TASK DESCRIPTION: Leave the pictures out. Retype exactly the lines below from the one containing "Write the matplotlib code for this chart." through the one containing "import numpy as np", and no others.
>> START DATA IN THIS EXERCISE
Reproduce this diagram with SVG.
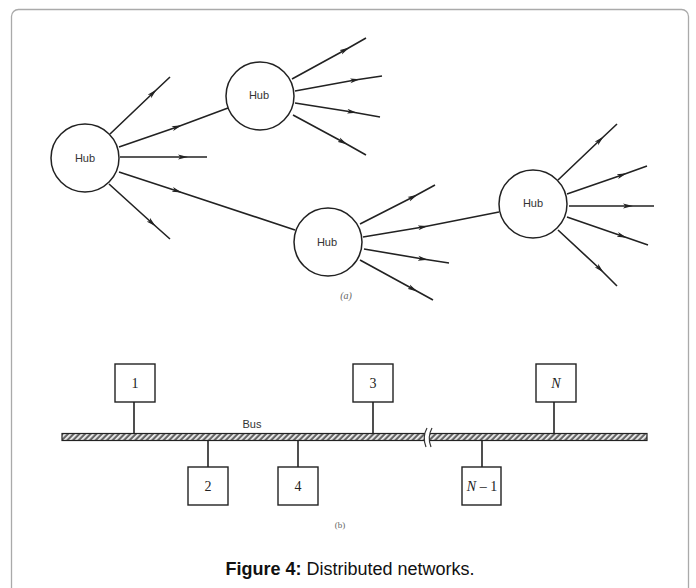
>> END DATA IN THIS EXERCISE
>> START DATA IN THIS EXERCISE
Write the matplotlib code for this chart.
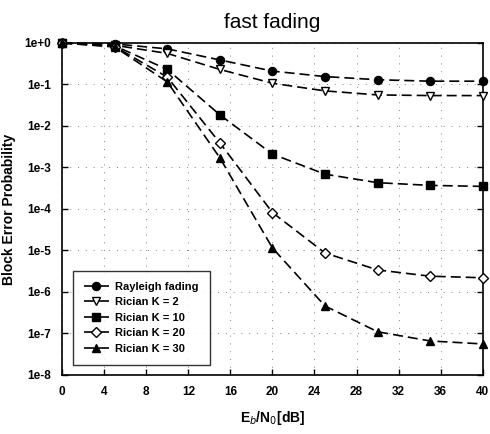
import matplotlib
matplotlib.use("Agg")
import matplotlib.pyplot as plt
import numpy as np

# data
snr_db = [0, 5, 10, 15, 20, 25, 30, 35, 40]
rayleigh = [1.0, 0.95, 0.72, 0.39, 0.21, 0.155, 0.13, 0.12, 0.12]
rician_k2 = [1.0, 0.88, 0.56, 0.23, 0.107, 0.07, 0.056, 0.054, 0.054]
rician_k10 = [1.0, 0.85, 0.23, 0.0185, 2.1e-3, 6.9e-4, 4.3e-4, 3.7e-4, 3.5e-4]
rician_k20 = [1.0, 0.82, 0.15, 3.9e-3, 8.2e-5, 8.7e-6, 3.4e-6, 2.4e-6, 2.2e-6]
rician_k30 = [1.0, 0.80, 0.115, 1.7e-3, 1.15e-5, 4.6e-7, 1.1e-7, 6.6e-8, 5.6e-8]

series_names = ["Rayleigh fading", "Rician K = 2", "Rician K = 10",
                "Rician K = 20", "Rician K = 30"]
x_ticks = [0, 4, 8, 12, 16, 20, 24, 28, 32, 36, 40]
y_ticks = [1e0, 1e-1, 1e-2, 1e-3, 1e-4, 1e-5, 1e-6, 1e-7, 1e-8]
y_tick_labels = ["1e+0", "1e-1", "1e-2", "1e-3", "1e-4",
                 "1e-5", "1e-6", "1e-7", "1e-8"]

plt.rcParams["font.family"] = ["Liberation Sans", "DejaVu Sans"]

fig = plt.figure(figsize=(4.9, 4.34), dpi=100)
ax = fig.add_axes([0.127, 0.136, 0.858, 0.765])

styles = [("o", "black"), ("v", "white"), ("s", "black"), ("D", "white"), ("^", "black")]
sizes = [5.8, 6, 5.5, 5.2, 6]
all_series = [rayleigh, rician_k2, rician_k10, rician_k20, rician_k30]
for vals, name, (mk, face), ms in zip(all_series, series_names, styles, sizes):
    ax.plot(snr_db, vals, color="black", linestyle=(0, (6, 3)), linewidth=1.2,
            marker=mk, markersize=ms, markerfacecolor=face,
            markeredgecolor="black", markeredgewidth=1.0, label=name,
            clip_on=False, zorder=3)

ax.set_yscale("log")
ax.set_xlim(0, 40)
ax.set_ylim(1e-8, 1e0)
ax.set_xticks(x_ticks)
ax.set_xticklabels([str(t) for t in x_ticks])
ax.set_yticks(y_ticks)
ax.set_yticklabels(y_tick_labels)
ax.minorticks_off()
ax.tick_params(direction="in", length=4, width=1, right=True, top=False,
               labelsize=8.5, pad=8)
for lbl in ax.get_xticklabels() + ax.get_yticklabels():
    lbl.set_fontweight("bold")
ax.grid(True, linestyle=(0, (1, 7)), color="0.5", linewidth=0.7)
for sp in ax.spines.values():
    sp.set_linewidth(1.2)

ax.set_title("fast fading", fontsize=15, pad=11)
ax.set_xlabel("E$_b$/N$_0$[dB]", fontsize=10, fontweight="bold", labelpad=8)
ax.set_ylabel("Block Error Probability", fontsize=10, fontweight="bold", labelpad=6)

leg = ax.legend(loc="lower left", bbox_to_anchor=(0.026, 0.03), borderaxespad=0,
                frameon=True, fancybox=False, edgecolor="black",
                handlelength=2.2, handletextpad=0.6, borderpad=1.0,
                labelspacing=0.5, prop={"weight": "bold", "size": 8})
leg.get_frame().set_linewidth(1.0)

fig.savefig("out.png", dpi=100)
>> END DATA IN THIS EXERCISE
EXPECTED OUTPUT:
Write the matplotlib code for this chart.
import matplotlib
matplotlib.use("Agg")
import matplotlib.pyplot as plt
import numpy as np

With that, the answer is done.